=== WRITTEN INSTRUCTION ===
Work out how many lines in the listing below include the word "that"; answer with the number alone.

=== RECORDS SUPPLIED ===
┄┄┄┄┄┄┄┄┄┄┄┄┄┄┄┄┄┄┄┄

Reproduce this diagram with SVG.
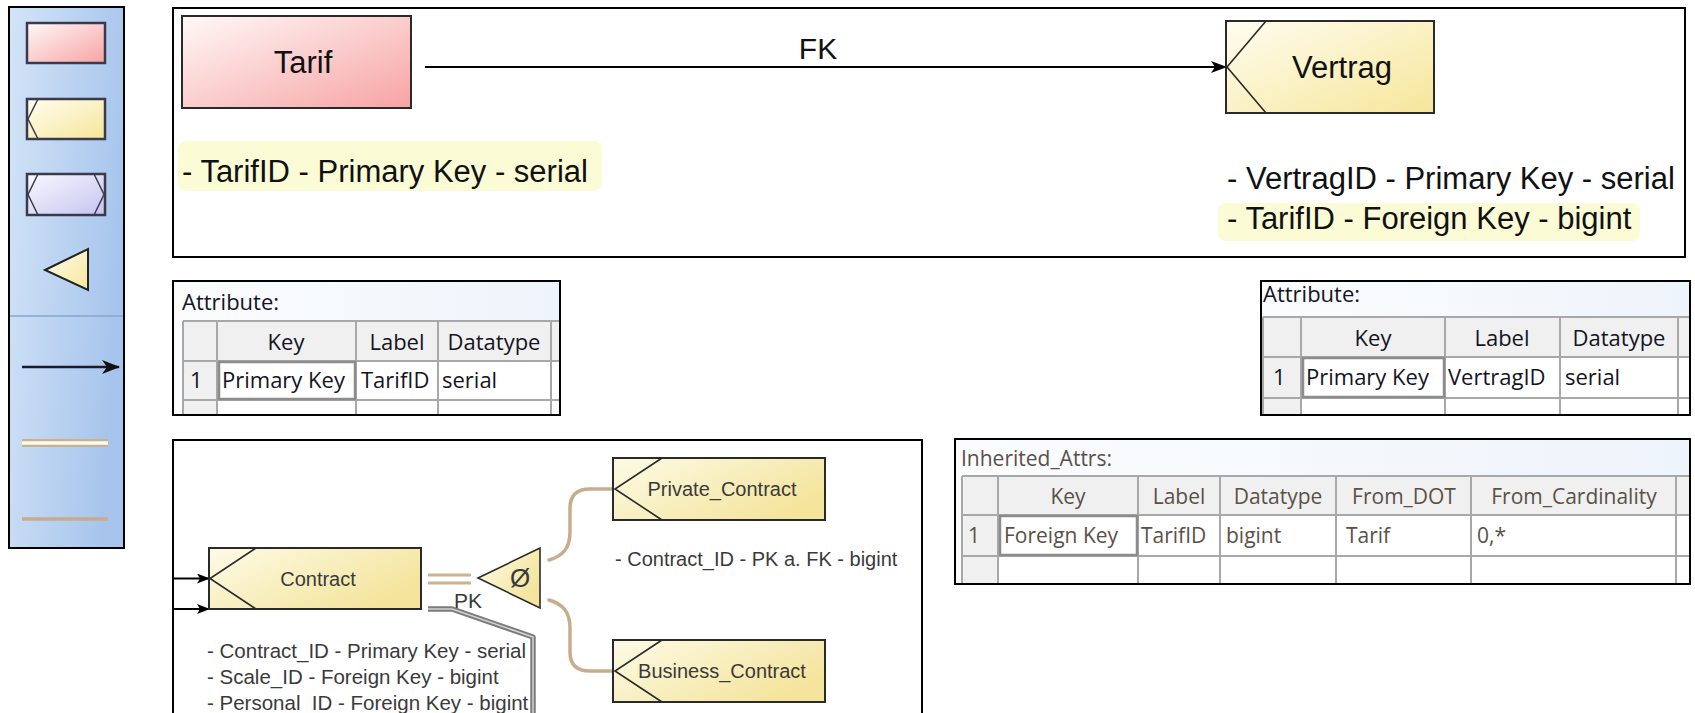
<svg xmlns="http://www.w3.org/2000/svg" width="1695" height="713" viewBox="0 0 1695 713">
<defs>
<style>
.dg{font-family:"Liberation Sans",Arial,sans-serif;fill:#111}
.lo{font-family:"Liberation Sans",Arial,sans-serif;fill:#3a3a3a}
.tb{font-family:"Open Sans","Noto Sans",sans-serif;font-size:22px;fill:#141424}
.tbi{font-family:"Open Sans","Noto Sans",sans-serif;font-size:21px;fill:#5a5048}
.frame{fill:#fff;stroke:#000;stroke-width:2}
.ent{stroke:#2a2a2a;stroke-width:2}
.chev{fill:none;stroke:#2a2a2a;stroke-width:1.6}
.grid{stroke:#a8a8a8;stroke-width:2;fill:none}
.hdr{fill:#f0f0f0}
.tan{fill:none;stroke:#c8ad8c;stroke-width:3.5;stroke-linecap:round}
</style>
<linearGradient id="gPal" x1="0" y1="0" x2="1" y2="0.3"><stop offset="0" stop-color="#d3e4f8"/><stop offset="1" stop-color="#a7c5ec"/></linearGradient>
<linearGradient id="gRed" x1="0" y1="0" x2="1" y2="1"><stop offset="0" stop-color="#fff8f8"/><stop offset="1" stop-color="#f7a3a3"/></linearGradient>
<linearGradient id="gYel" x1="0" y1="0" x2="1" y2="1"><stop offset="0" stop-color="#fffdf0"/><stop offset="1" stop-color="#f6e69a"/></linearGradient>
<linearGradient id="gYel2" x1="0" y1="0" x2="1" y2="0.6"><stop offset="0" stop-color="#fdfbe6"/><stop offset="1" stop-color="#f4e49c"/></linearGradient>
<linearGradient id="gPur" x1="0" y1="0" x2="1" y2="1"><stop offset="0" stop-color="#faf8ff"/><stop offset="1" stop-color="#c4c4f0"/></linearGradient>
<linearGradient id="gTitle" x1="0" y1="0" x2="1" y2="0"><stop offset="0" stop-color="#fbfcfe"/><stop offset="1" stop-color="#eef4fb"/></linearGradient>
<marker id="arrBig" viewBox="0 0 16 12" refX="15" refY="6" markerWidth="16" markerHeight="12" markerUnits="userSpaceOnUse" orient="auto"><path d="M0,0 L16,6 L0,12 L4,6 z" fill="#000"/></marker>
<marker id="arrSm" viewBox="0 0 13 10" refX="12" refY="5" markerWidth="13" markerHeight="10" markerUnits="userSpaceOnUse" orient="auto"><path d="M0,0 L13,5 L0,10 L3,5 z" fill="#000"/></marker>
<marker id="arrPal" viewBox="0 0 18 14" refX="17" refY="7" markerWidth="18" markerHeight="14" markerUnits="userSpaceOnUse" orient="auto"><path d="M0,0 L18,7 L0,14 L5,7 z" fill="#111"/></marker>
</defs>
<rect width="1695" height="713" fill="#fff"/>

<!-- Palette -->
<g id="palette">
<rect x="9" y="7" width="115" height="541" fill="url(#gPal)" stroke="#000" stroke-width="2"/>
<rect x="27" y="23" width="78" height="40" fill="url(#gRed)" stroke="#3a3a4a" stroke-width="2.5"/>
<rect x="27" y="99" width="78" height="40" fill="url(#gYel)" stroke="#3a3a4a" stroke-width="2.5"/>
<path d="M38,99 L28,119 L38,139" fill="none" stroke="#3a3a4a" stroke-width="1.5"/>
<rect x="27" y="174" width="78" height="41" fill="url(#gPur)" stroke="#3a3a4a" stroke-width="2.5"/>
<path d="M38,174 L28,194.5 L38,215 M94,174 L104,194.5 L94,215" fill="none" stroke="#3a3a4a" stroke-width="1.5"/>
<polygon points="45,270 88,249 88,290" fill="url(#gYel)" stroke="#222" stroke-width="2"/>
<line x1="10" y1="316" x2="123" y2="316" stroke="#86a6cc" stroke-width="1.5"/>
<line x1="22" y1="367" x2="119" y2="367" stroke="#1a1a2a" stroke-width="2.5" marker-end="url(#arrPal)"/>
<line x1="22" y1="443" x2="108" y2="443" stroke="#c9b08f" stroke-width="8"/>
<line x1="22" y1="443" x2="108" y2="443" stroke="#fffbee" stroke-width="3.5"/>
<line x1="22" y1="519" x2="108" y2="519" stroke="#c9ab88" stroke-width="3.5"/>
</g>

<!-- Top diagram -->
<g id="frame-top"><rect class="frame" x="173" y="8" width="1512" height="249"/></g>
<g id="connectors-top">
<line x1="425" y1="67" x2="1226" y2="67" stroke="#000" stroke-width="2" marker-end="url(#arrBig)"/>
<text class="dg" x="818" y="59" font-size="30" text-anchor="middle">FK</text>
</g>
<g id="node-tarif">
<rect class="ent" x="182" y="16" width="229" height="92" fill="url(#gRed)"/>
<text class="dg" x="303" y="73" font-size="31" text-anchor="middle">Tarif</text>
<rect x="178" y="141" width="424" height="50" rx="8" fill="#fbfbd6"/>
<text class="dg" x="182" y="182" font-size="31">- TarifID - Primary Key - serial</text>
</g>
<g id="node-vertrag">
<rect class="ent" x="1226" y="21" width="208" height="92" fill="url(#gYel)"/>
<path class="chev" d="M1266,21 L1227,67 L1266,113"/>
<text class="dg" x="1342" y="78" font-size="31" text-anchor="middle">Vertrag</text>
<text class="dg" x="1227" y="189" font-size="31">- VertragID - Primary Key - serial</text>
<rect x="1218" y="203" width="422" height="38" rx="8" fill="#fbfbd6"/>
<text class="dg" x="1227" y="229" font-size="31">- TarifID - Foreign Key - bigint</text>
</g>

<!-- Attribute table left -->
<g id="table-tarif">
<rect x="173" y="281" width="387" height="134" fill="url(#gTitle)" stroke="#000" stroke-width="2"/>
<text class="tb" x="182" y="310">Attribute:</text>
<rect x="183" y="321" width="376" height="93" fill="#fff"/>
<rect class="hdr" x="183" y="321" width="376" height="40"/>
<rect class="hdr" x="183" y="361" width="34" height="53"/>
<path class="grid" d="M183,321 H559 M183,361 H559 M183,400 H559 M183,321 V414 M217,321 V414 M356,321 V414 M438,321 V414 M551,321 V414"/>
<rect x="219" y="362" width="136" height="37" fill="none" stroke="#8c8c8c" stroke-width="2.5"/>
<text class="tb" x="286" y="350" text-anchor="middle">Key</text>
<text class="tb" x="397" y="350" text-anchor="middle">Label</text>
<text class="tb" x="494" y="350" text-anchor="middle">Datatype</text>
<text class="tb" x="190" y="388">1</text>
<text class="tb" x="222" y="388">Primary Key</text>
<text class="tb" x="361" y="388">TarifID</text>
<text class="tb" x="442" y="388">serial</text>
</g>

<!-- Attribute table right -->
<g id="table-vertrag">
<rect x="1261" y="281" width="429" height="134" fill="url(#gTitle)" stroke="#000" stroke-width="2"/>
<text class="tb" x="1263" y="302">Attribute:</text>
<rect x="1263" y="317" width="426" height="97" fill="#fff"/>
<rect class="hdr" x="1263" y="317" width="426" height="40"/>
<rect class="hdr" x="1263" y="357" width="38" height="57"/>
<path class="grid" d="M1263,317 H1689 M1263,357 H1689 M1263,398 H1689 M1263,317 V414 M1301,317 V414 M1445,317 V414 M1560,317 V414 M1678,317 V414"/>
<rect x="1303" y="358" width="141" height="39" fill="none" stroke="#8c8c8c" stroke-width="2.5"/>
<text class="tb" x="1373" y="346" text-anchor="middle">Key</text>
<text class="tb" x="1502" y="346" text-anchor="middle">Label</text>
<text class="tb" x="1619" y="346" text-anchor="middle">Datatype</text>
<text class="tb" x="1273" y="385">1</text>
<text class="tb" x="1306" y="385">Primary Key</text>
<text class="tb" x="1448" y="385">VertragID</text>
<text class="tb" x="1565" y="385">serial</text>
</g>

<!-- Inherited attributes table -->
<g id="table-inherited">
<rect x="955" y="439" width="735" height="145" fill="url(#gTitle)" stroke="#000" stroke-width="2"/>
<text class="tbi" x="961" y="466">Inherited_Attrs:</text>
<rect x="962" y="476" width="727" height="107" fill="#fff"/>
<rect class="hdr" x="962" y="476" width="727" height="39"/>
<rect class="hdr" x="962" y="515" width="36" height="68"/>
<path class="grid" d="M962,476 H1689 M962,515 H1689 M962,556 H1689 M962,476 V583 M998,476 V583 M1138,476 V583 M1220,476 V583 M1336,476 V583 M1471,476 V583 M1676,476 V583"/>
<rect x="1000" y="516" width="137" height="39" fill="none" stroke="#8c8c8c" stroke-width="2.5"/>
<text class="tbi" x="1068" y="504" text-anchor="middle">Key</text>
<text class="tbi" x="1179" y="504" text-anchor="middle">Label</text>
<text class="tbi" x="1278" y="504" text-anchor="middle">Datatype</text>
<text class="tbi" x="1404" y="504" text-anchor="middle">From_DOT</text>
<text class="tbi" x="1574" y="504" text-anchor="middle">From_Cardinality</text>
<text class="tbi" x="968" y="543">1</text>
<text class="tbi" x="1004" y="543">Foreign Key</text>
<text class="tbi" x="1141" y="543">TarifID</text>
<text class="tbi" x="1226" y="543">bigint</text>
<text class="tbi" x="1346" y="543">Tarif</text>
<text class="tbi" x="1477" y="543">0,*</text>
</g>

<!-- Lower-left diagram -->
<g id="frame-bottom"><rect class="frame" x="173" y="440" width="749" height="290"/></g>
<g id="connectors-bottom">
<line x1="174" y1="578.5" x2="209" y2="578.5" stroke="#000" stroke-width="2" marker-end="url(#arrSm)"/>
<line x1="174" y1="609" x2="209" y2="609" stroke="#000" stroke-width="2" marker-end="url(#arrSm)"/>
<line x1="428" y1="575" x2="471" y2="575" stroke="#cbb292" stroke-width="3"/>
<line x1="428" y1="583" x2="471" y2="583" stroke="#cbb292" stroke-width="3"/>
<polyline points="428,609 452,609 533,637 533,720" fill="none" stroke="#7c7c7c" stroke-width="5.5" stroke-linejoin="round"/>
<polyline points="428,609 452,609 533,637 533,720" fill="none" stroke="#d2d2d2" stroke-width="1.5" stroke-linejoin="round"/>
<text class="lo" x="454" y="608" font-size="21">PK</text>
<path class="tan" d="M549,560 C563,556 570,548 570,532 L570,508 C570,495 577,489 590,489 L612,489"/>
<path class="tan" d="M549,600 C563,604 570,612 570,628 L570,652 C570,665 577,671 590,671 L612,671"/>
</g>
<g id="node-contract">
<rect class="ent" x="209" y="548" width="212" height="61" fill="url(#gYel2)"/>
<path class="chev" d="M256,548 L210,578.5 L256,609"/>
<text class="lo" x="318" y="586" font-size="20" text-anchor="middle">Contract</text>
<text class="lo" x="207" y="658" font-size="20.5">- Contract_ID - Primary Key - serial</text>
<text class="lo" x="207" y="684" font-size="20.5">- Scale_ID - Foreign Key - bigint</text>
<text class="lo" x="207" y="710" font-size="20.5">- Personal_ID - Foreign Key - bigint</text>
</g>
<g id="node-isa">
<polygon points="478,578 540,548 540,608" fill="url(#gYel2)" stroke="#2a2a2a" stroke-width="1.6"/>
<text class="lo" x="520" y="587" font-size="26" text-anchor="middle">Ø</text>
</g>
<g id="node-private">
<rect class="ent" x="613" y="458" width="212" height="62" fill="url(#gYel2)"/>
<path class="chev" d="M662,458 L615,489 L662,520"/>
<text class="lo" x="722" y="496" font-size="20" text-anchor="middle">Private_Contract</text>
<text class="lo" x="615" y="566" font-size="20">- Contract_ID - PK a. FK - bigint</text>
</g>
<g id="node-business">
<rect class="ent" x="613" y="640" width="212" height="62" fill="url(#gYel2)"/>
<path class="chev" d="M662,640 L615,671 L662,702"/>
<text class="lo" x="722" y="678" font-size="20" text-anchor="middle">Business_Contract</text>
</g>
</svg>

┄┄┄┄┄┄┄┄┄┄┄┄┄┄┄┄┄┄┄┄

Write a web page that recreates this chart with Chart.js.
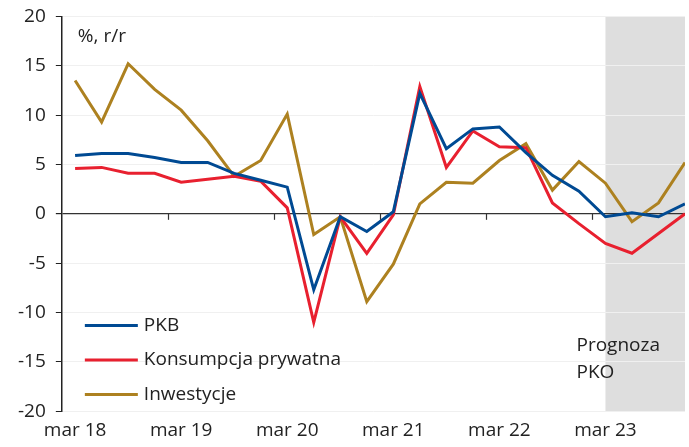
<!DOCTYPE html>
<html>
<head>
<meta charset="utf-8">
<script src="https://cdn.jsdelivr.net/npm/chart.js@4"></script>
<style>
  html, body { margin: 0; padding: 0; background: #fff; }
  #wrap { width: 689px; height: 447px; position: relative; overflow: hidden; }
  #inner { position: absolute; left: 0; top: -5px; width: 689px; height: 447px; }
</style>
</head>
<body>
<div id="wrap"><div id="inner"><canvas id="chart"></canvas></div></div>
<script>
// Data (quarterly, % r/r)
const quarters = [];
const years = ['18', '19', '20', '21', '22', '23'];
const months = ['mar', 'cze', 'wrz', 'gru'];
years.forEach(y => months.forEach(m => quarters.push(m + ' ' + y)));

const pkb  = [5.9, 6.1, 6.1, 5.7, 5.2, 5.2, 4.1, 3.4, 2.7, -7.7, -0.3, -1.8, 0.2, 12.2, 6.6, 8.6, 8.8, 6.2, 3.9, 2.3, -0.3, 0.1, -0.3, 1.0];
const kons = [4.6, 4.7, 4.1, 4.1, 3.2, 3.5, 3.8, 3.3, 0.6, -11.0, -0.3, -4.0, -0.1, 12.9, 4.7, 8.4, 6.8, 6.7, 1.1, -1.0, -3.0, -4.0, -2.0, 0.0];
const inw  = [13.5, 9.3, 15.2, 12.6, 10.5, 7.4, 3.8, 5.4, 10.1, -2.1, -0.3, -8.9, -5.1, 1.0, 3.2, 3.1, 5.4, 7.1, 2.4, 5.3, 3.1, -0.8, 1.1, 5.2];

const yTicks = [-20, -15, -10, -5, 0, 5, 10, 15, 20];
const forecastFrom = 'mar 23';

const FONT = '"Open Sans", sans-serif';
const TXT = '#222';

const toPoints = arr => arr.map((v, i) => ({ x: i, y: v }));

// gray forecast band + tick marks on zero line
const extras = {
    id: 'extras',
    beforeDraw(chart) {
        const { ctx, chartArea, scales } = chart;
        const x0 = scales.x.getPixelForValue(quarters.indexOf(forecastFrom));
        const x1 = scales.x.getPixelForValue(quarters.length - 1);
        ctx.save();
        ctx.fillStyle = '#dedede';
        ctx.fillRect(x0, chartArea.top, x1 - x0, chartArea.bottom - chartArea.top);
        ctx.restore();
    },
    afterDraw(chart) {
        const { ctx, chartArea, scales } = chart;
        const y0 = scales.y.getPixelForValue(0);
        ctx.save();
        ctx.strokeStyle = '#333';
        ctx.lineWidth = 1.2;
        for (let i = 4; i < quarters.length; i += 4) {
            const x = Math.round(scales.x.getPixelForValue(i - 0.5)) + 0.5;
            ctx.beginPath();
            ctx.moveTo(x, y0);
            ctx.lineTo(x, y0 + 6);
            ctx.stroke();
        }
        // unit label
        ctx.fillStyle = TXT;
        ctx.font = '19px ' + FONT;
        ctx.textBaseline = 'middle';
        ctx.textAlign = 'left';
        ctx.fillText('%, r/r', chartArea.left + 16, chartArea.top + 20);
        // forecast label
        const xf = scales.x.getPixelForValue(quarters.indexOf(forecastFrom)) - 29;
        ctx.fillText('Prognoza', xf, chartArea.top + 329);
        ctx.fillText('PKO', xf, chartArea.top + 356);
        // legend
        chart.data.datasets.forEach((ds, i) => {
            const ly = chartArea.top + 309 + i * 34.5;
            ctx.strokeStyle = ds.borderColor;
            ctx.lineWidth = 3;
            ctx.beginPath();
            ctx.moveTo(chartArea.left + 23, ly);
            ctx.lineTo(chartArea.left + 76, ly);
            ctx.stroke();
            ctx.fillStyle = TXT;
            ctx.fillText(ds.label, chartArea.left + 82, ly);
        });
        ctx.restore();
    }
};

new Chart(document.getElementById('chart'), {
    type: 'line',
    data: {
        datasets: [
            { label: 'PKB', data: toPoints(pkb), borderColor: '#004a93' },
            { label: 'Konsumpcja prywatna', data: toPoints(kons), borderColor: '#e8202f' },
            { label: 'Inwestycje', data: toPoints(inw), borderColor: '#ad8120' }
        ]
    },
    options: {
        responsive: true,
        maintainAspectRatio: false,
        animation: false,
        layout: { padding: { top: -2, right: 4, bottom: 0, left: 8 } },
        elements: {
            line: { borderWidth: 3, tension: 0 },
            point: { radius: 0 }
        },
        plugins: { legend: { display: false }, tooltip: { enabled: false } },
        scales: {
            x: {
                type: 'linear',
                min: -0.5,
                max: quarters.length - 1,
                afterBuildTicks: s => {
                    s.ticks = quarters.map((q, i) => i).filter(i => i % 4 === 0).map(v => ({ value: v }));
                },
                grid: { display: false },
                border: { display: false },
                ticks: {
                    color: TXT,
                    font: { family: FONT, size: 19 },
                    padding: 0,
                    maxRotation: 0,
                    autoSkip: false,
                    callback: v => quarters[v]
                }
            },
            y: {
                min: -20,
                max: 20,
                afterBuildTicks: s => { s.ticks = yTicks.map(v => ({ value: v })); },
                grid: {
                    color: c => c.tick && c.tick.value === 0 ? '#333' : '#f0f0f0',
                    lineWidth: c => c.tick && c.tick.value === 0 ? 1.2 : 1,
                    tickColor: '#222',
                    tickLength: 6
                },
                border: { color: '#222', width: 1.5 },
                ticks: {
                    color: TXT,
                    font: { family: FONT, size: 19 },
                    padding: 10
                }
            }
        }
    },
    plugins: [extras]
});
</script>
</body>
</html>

┄┄┄┄┄┄┄┄┄┄┄┄┄┄┄┄┄┄┄┄

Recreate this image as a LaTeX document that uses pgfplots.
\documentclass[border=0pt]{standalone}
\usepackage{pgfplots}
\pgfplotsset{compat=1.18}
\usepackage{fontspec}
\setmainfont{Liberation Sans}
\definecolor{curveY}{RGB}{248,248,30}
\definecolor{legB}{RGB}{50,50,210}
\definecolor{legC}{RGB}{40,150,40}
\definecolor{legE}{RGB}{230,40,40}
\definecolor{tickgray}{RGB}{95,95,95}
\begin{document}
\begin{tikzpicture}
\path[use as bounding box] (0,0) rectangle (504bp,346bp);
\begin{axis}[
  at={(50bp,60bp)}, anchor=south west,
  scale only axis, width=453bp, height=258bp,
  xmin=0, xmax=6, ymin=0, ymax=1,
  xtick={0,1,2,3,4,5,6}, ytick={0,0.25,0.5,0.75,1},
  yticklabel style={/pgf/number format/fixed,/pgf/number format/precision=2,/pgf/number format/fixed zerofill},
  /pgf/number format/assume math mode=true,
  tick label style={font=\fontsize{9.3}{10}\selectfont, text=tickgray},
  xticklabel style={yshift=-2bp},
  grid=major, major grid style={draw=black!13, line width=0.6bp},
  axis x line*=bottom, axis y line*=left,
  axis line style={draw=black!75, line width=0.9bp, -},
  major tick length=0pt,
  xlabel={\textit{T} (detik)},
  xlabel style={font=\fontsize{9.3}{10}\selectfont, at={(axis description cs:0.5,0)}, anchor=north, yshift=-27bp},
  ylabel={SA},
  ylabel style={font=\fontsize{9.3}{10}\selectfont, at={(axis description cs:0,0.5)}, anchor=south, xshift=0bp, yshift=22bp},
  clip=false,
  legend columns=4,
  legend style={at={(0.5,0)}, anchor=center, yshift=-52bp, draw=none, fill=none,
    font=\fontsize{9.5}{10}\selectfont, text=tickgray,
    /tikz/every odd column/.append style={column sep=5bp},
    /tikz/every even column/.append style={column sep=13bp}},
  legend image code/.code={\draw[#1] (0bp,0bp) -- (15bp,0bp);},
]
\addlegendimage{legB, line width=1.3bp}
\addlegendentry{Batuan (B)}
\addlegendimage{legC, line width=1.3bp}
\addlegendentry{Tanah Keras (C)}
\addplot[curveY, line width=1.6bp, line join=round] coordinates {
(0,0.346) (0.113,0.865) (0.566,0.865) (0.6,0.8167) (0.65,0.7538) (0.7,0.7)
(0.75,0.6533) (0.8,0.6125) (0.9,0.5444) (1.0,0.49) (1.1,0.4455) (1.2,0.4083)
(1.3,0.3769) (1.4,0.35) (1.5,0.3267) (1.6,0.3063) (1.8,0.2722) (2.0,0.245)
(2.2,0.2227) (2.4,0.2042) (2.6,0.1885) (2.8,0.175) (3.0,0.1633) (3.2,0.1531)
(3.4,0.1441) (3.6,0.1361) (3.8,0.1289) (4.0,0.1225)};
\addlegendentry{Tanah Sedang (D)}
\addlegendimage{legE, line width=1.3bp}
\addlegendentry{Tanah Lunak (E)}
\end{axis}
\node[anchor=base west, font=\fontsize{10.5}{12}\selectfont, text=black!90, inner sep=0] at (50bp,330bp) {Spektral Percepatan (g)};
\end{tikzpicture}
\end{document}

┄┄┄┄┄┄┄┄┄┄┄┄┄┄┄┄┄┄┄┄

=== WRITTEN SOLUTION ===
2